Sovranità. Il termine più abusato dalla politica isolana che negli ultimi tempi non può fare a meno di sventolarlo in qualsivoglia circostanza. Una specie di droga semantica ma politicamente ristrutturante. Un totem sacro da esibire come nuova promessa di rinascita. Questo vocabolo delimita svariati significati e la sua spendibilità operativa sfiora dissimili piani dell'agire umano. Sovrano può essere un individuo, una data estensione  territoriale o una nazione. Tanto per purificare ogni possibile dubbio, la nazione sarda non è sovrana. 

Essa è stata ingegnosamente dichiarata autonoma nella narrazione pubblica,  senza avere nemmeno mai posseduto i tangibili poteri di un'Autonomia fattuale. Il nostro tempo di crisi ha annientato tutte le classificazioni della sovranità sopra esposte. Il potere finanziario internazionale e 30anni di propulsione economica liberista hanno lasciato sul campo i rottami contorti della rappresentanza, svuotando le istituzioni democratiche del potere politico di poter guidare il destino delle proprie comunità di rifermento. 

Nuove soggettività antropologiche sono sorte in questo lasso di tempo. Una su tutte, quella dell'uomo debitore. Conformazione sociologica che è subentrata alla figura del cittadino, dando origine ad una società del debito in cui è possibile consumare ogni tipo di bene senza avere una solida ricchezza materiale da cui attingere. 

In Sardegna bisogna ripartire da queste considerazioni se si vuole congegnare un prospetto di governo sulle macerie ereditate dall'Autonomia e dalla congiuntura economia. In questo quadro la parola sovranità assume una funzione molto precisa che possiamo dividere in due assi programmatici:

1) Ridare potere reale alle comunità locali realizzando un federalismo interno che sia solidale e che tenga conto della storia e delle tradizioni presenti nei vari territori dell'Isola;

2) Superare l'Autonomia per approdare in un sistema normativo sovrano capace di impiantare in Sardegna reali poteri di autogoverno che siano di garanzia affinché i sardi esercitino i propri diritti di popolo e nazione.

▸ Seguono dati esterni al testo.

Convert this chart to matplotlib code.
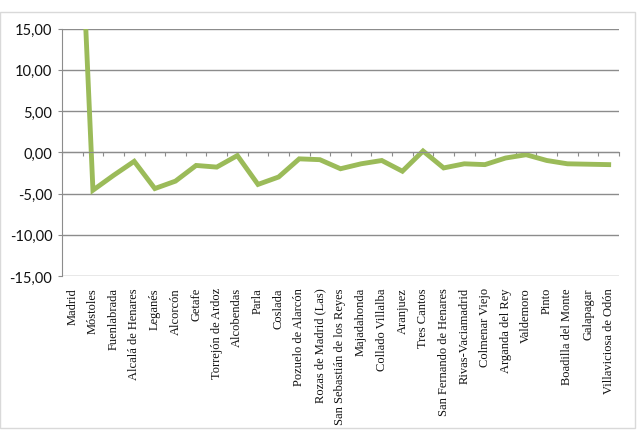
import matplotlib.pyplot as plt
from matplotlib.patches import Rectangle

municipios = ["Madrid", "Móstoles", "Fuenlabrada", "Alcalá de Henares", "Leganés",
              "Alcorcón", "Getafe", "Torrejón de Ardoz", "Alcobendas", "Parla",
              "Coslada", "Pozuelo de Alarcón", "Rozas de Madrid (Las)",
              "San Sebastián de los Reyes", "Majadahonda", "Collado Villalba",
              "Aranjuez", "Tres Cantos", "San Fernando de Henares",
              "Rivas-Vaciamadrid", "Colmenar Viejo", "Arganda del Rey",
              "Valdemoro", "Pinto", "Boadilla del Monte", "Galapagar",
              "Villaviciosa de Odón"]
valores = [52.0, -4.6, -2.8, -1.1, -4.4, -3.5, -1.6, -1.8, -0.4, -3.9,
           -3.0, -0.8, -0.9, -2.0, -1.4, -1.0, -2.3, 0.15, -1.9,
           -1.4, -1.5, -0.7, -0.3, -1.0, -1.4, -1.45, -1.5]
yticks = [-15, -10, -5, 0, 5, 10, 15]

fig = plt.figure(figsize=(6.38, 4.35), dpi=100)
# chart area border
fig.patches.append(Rectangle((0.0, 6 / 435), 635 / 638, 416 / 435,
                             transform=fig.transFigure, fill=False,
                             edgecolor="#d9d9d9", linewidth=1))

ax = fig.add_axes([62 / 638, 1 - 277 / 435, 557 / 638, 247.5 / 435])
n = len(municipios)
x = list(range(n))

ax.set_xlim(-0.5, n - 0.5)
ax.set_ylim(-15, 15)
ax.set_yticks(yticks)
ax.set_yticklabels([f"{v:.2f}".replace(".", ",") for v in yticks],
                   fontsize=10.5, family="Lato", color="#111111")
ax.yaxis.grid(True, color="#8c8c8c", linewidth=1)
ax.set_axisbelow(True)
ax.tick_params(axis="y", length=3, color="#8c8c8c", pad=4)

for side in ["top", "right", "bottom"]:
    ax.spines[side].set_visible(False)
ax.spines["left"].set_color("#8c8c8c")

ax.set_xticks(x)
ax.set_xticklabels(municipios, rotation=90, fontsize=9, family="Liberation Serif",
                   color="#111111")
ax.tick_params(axis="x", length=0, pad=8)

# category axis crossing at zero
ax2 = ax.twiny()
ax2.set_xlim(ax.get_xlim())
for side in ["top", "right", "left"]:
    ax2.spines[side].set_visible(False)
ax2.spines["bottom"].set_position(("data", 0))
ax2.spines["bottom"].set_color("#8c8c8c")
ax2.xaxis.set_ticks_position("bottom")
ax2.set_xticks([i - 0.5 for i in range(n + 1)])
ax2.set_xticklabels([])
ax2.tick_params(axis="x", length=3, color="#8c8c8c", direction="out")

ax2.plot(x, valores, color="#9bbb59", linewidth=3.5, solid_joinstyle="miter")

fig.savefig("out.png", dpi=100)
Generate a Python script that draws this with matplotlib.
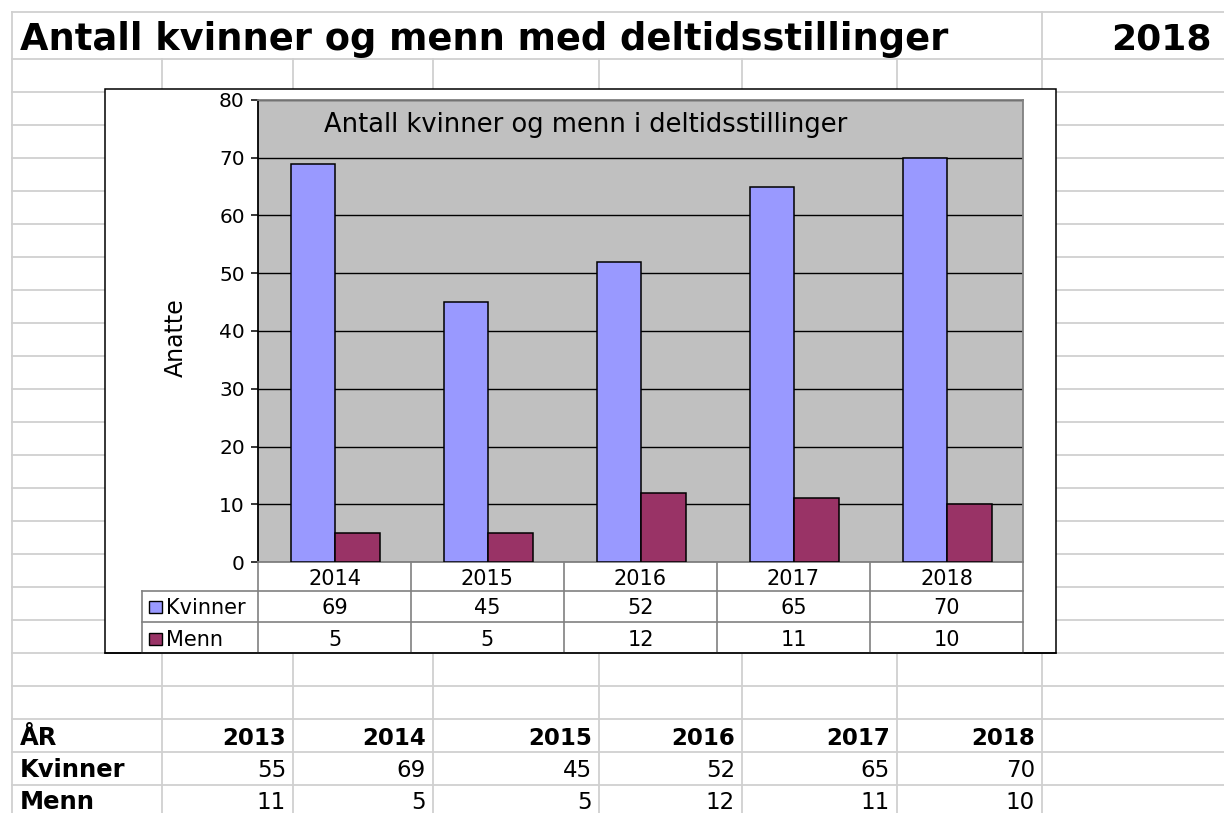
import numpy as np
import matplotlib
matplotlib.use('Agg')
import matplotlib.pyplot as plt
import matplotlib.patches as patches
import matplotlib.transforms as mtransforms

plt.rcParams['font.family'] = ['DejaVu Sans']

# data
years = [2013, 2014, 2015, 2016, 2017, 2018]
kvinner = [55, 69, 45, 52, 65, 70]
menn = [11, 5, 5, 12, 11, 10]
chart_years = years[1:]
chart_kvinner = kvinner[1:]
chart_menn = menn[1:]

sheet_title = 'Antall kvinner og menn med deltidsstillinger'
sheet_year = '2018'
chart_title = 'Antall kvinner og menn i deltidsstillinger'
ylabel = 'Anatte'
series_names = ['Kvinner', 'Menn']
colors = ['#9999FF', '#993366']

W, H = 1224, 813
fig = plt.figure(figsize=(W / 100, H / 100), dpi=100)

# spreadsheet background, pixel coordinates
bg = fig.add_axes([0, 0, 1, 1])
bg.set_xlim(0, W)
bg.set_ylim(H, 0)
bg.axis('off')

grid_c = '#D0D0D0'
rows = [12, 59] + [92 + 33 * k for k in range(22)]
cols = [12, 162, 293, 433, 599, 742, 897, 1042]
for y in rows:
    bg.plot([12, W], [y, y], color=grid_c, lw=1.3, zorder=1)
for x in cols:
    y0 = 12 if x in (12, 1042) else 59
    bg.plot([x, x], [y0, H], color=grid_c, lw=1.3, zorder=1)

bg.text(20, 50, sheet_title, fontsize=26.5, fontweight='bold', ha='left', va='baseline')
bg.text(1212, 50, sheet_year, fontsize=26, fontweight='bold', ha='right', va='baseline')

# bottom table
right_edges = cols[2:]
bg.text(20, 745, 'ÅR', fontsize=17.5, fontweight='bold', va='baseline')
bg.text(20, 777, series_names[0], fontsize=17.5, fontweight='bold', va='baseline')
bg.text(20, 809, series_names[1], fontsize=17.5, fontweight='bold', va='baseline')
for i, yr in enumerate(years):
    xr = right_edges[i] - 7
    bg.text(xr, 745, str(yr), fontsize=16.5, fontweight='bold', ha='right', va='baseline')
    bg.text(xr, 777, str(kvinner[i]), fontsize=16.5, ha='right', va='baseline')
    bg.text(xr, 809, str(menn[i]), fontsize=16.5, ha='right', va='baseline')

# chart object
bg.add_patch(patches.Rectangle((105, 89), 951, 564, facecolor='white',
                               edgecolor='black', lw=1.1, zorder=3))

plot_l, plot_r, plot_t, plot_b = 258, 1023, 100, 562
ax = fig.add_axes([plot_l / W, 1 - plot_b / H, (plot_r - plot_l) / W, (plot_b - plot_t) / H])
ax.set_facecolor('#C0C0C0')
x = np.arange(len(chart_years))
w = 0.29
ax.bar(x - 0.14, chart_kvinner, w, color=colors[0], edgecolor='black', lw=1.1, zorder=3)
ax.bar(x + 0.15, chart_menn, w, color=colors[1], edgecolor='black', lw=1.1, zorder=3)
ax.set_xlim(-0.5, len(chart_years) - 0.5)
ax.set_ylim(0, 80)
ax.set_yticks(range(0, 81, 10))
ax.set_xticks([])
ax.yaxis.grid(True, color='black', lw=1.0)
ax.set_axisbelow(True)
ax.tick_params(axis='y', length=5, width=1.1, pad=4.5, labelsize=14.5, color='black')
ax.spines['left'].set_color('black')
ax.spines['left'].set_linewidth(1.3)
for s in ('top', 'right', 'bottom'):
    ax.spines[s].set_color('#808080')
    ax.spines[s].set_linewidth(1.3)

ax.text(586, 132, chart_title, fontsize=18.5, ha='center', va='baseline',
        transform=bg.transData, clip_on=False)
bg.text(176, 338, ylabel, fontsize=17, rotation=90, ha='center', va='center', zorder=5)

# data table under the chart
tr = mtransforms.blended_transform_factory(ax.transData, bg.transData)
tab_c = '#808080'
n = len(chart_years)
row_y = [plot_b, 591, 622, 653]
for y in row_y[1:]:
    bg.plot([142, plot_r], [y, y], color=tab_c, lw=1.2, zorder=4)
for i in range(n + 1):
    bg.plot([i - 0.5, i - 0.5], [plot_b, 653], color=tab_c, lw=1.2, zorder=4, transform=tr)
bg.plot([142, 142], [591, 653], color=tab_c, lw=1.2, zorder=4)
bg.plot([105, 1056], [653, 653], color='black', lw=1.1, zorder=5)

for i in range(n):
    bg.text(i, 585, str(chart_years[i]), fontsize=15, ha='center', va='baseline', transform=tr, zorder=5)
    bg.text(i, 614, str(chart_kvinner[i]), fontsize=15, ha='center', va='baseline', transform=tr, zorder=5)
    bg.text(i, 646, str(chart_menn[i]), fontsize=15, ha='center', va='baseline', transform=tr, zorder=5)

for j, (name, c) in enumerate(zip(series_names, colors)):
    yb = 614 + 32 * j
    bg.add_patch(patches.Rectangle((149, yb - 13), 13, 12, facecolor=c, edgecolor='black', lw=1.0, zorder=5))
    bg.text(166, yb, name, fontsize=15, ha='left', va='baseline', zorder=5)

fig.savefig('out.png', dpi=100)
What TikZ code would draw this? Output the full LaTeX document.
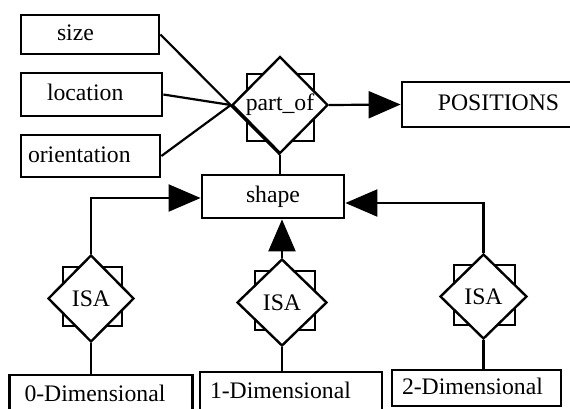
\documentclass[tikz,border=0pt]{standalone}
\usepackage{fontspec}
\setmainfont{Liberation Serif}
\usetikzlibrary{shapes.geometric,arrows.meta,backgrounds,calc}
\begin{document}
\begin{tikzpicture}[x=1pt,y=-1pt,
  font=\fontsize{23.7}{28}\selectfont,
  ent/.style={draw,rectangle,line width=2.8pt,text height=16pt,text depth=4pt,inner ysep=0pt},
  lbox/.style 2 args={ent,align=left,text width=#1,inner xsep=#2},
  rel/.style={draw,diamond,aspect=1,fill=white,line width=2.4pt,inner sep=0pt},
  sq/.style={draw,rectangle,line width=2.4pt,inner sep=0pt},
  conn/.style={line width=2.2pt},
  arr/.style={conn,-{Triangle[length=32pt,width=27pt]}}
]
\useasboundingbox (0,0) rectangle (570,408);
\begin{scope}
\clip (0,0) rectangle (570,408);
% attribute boxes
\node[lbox={66pt}{36pt},minimum height=39pt] (size) at (90,34.5) {size};
\node[lbox={89pt}{26pt},minimum height=43pt] (location) at (91.5,94.5) {location};
\node[lbox={125pt}{7pt},minimum height=42pt] (orient) at (90.5,156) {orientation};
% entity boxes
\node[ent,minimum width=193pt,minimum height=45pt] (positions) at (498.5,104.5) {POSITIONS};
\node[ent,minimum width=142pt,minimum height=43pt] (shape) at (273,196.5) {shape};
\node[lbox={153pt}{15pt},minimum height=40pt] (d0) at (101,395) {0-Dimensional};
\node[lbox={162pt}{10pt},minimum height=40pt] (d1) at (291,392) {1-Dimensional};
\node[lbox={149pt}{10pt},minimum height=36pt] (d2) at (476.5,388) {2-Dimensional};
% relationship diamonds with their squares
\node[sq,minimum size=67pt] (pofsq) at (280.5,107.5) {};
\node[rel,minimum width=96pt,minimum height=97pt] (partof) at (280,105) {part\_of};
\node[sq,minimum size=59pt] (isa1sq) at (92.5,296.5) {};
\node[rel,minimum width=86pt,minimum height=87pt] (isa1) at (91,298.5) {ISA};
\node[sq,minimum width=60pt,minimum height=59pt] (isa2sq) at (285,300.5) {};
\node[rel,minimum width=90pt,minimum height=87pt] (isa2) at (282,302.5) {ISA};
\node[sq,minimum width=61pt,minimum height=60pt] (isa3sq) at (484.5,295) {};
\node[rel,minimum width=87pt,minimum height=85pt] (isa3) at (483.5,296.5) {ISA};
\end{scope}
\begin{scope}[on background layer]
\draw[conn] (size.east) -- (partof.south);
\draw[conn] (location.east) -- (partof.west);
\draw[conn] (orient.east) -- (partof.west);
\draw[arr] (partof.east) -- (positions.west);
\draw[conn] (partof.south) -- (partof.south |- shape.north);
\draw[arr] (isa1.north) |- ($(shape.west)+(0,1.5)$);
\draw[arr] (isa2.north) -- (isa2.north |- shape.south);
\draw[arr] (isa3.north) |- ($(shape.east)+(0,6.5)$);
\draw[conn] (isa1.south) -- (isa1.south |- d0.north);
\draw[conn] (isa2.south) -- (isa2.south |- d1.north);
\draw[conn] (isa3.south) -- (isa3.south |- d2.north);
\end{scope}
\end{tikzpicture}
\end{document}
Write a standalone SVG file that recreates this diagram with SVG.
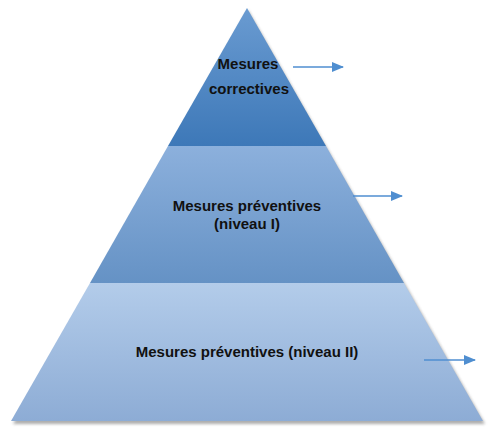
<svg xmlns="http://www.w3.org/2000/svg" width="500" height="437" viewBox="0 0 500 437">
<defs>
<linearGradient id="g1" x1="0" y1="0" x2="0" y2="1"><stop offset="0" stop-color="#6a9bd1"/><stop offset="1" stop-color="#3d78b8"/></linearGradient>
<linearGradient id="g2" x1="0" y1="0" x2="0" y2="1"><stop offset="0" stop-color="#8cb0dc"/><stop offset="1" stop-color="#6592c5"/></linearGradient>
<linearGradient id="g3" x1="0" y1="0" x2="0" y2="1"><stop offset="0" stop-color="#b3ccea"/><stop offset="1" stop-color="#8dacd5"/></linearGradient>
<filter id="sh" x="-10%" y="-10%" width="120%" height="130%"><feGaussianBlur stdDeviation="1.5"/></filter>
<marker id="ah" viewBox="0 0 12 10" refX="11" refY="5" markerWidth="12" markerHeight="10" markerUnits="userSpaceOnUse" orient="auto"><path d="M0,0 L12,5 L0,10 Z" fill="#4f8ed0"/></marker>
</defs>
<style>
text{font-family:"Liberation Sans",Arial,sans-serif;font-weight:bold;font-size:15px;fill:#111;text-anchor:middle}
.c{stroke:#4f8ed0;stroke-width:1.6;fill:none;marker-end:url(#ah)}
</style>
<rect width="500" height="437" fill="#fff"/>
<polygon points="248,10 485,424 13,424" fill="#777" opacity="0.6" filter="url(#sh)"/>
<g id="tier-top">
<polygon points="247,8 326,146 168,146" fill="url(#g1)"/>
<text x="248" y="69">Mesures</text>
<text x="249" y="94">correctives</text>
</g>
<g id="tier-middle">
<polygon points="168,146 326,146 404,283 90,283" fill="url(#g2)"/>
<text x="247" y="211">Mesures préventives</text>
<text x="247" y="229">(niveau I)</text>
</g>
<g id="tier-bottom">
<polygon points="90,283 404,283 483,421 11,421" fill="url(#g3)"/>
<text x="247" y="357">Mesures préventives (niveau II)</text>
</g>
<g id="connectors">
<line class="c" x1="293" y1="67" x2="343" y2="67"/>
<line class="c" x1="353" y1="196" x2="402" y2="196"/>
<line class="c" x1="424" y1="360" x2="475" y2="360"/>
</g>
</svg>
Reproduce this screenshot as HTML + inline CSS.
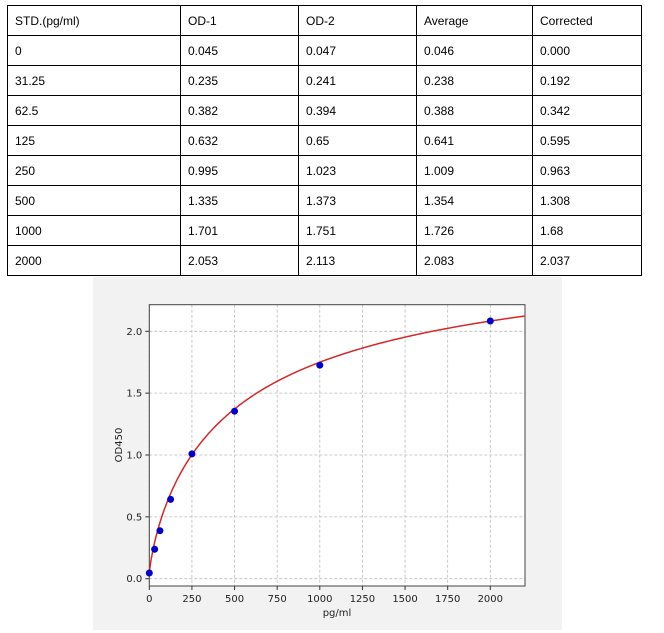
<!DOCTYPE html>
<html><head><style>
body{margin:0;width:664px;height:633px;background:#fff;font-family:"Liberation Sans",sans-serif;position:relative;overflow:hidden}
table{position:absolute;left:7px;top:5px;border-collapse:collapse;font-size:12px;color:#000}
td{border:1px solid #000;height:30px;padding:0 0 0 7px;box-sizing:border-box}
</style></head><body>
<table>
<tr><td style="width:173px">STD.(pg/ml)</td><td style="width:118px">OD-1</td><td style="width:118px">OD-2</td><td style="width:116px">Average</td><td style="width:109px">Corrected</td></tr>
<tr><td>0</td><td>0.045</td><td>0.047</td><td>0.046</td><td>0.000</td></tr>
<tr><td>31.25</td><td>0.235</td><td>0.241</td><td>0.238</td><td>0.192</td></tr>
<tr><td>62.5</td><td>0.382</td><td>0.394</td><td>0.388</td><td>0.342</td></tr>
<tr><td>125</td><td>0.632</td><td>0.65</td><td>0.641</td><td>0.595</td></tr>
<tr><td>250</td><td>0.995</td><td>1.023</td><td>1.009</td><td>0.963</td></tr>
<tr><td>500</td><td>1.335</td><td>1.373</td><td>1.354</td><td>1.308</td></tr>
<tr><td>1000</td><td>1.701</td><td>1.751</td><td>1.726</td><td>1.68</td></tr>
<tr><td>2000</td><td>2.053</td><td>2.113</td><td>2.083</td><td>2.037</td></tr>
</table>
<svg id="s" width="664" height="633" style="position:absolute;left:0;top:0" font-family="DejaVu Sans, sans-serif" font-size="10"></svg>
<script>
var s=document.getElementById('s'),h='';
h+='<rect x="93" y="277" width="469" height="353" fill="#f2f2f2"/>';
var L=149.3,R=525,T=304.7,B=586;
h+='<rect x="'+L+'" y="'+T+'" width="'+(R-L)+'" height="'+(B-T)+'" fill="#fff"/>';
function X(v){return 149.3+v*0.1705}function Y(v){return 578.7-v*123.7}
for(var v=0;v<=2000;v+=250){var x=X(v);h+='<line x1="'+x+'" y1="'+T+'" x2="'+x+'" y2="'+B+'" stroke="#bbb" stroke-dasharray="3,2" stroke-width="0.8"/>';h+='<line x1="'+x+'" y1="'+B+'" x2="'+x+'" y2="'+(B+4)+'" stroke="#333"/>';h+='<text x="'+x+'" y="'+(B+16)+'" text-anchor="middle" fill="#222">'+v+'</text>';}
for(var v=0;v<=2;v+=0.5){var y=Y(v);h+='<line x1="'+L+'" y1="'+y+'" x2="'+R+'" y2="'+y+'" stroke="#bbb" stroke-dasharray="3,2" stroke-width="0.8"/>';h+='<line x1="'+(L-4)+'" y1="'+y+'" x2="'+L+'" y2="'+y+'" stroke="#333"/>';h+='<text x="'+(L-7)+'" y="'+(y+3.5)+'" text-anchor="end" fill="#222">'+v.toFixed(1)+'</text>';}
h+='<rect x="'+L+'" y="'+T+'" width="'+(R-L)+'" height="'+(B-T)+'" fill="none" stroke="#444"/>';
var p=[];for(var x=0;x<=2205;x+=3){var y=0.04+2.77/(1+(x>0?Math.pow(550/x,0.8):1e9));p.push(X(x).toFixed(1)+','+Y(y).toFixed(1));}
h+='<polyline points="'+p.join(' ')+'" fill="none" stroke="#d62728" stroke-width="1.5"/>';
[[0,0.046],[31.25,0.238],[62.5,0.388],[125,0.641],[250,1.009],[500,1.354],[1000,1.726],[2000,2.083]].forEach(function(d){h+='<circle cx="'+X(d[0])+'" cy="'+Y(d[1])+'" r="3.5" fill="#0000cc"/>';});
h+='<text x="337" y="616" text-anchor="middle" fill="#222">pg/ml</text>';
h+='<text transform="translate(122,445) rotate(-90)" text-anchor="middle" fill="#222">OD450</text>';
s.innerHTML=h;
</script>
</body></html>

Questi due punti, se portati avanti contemporaneamente, si pongono l'obiettivo di riformare l'Isola in modo da restituire potere ai cittadini, istituendo nello stesso tempo una democrazia compiuta di cui oggi di sente fortemente la necessità. Su di una questione c'è bisongo di fare estrema chiarezza: il "passaggio sovranista" non chiude le porte all'opzione indipendentista, ma al contrario apre la strada verso una sua possibile realizzazione. 

I punti 1 e 2 non devono essere pensati come degli argini posti all'indipendenza, in quanto entrambi vanno interpretati come un avvicinamento decisivo alla realizzazione di questo obiettivo. Sovranità e indipendenza sono due strade che prima o poi si fonderanno in un cammino comune. Quello dell'autodeterminazione della Repubblica di Sardegna.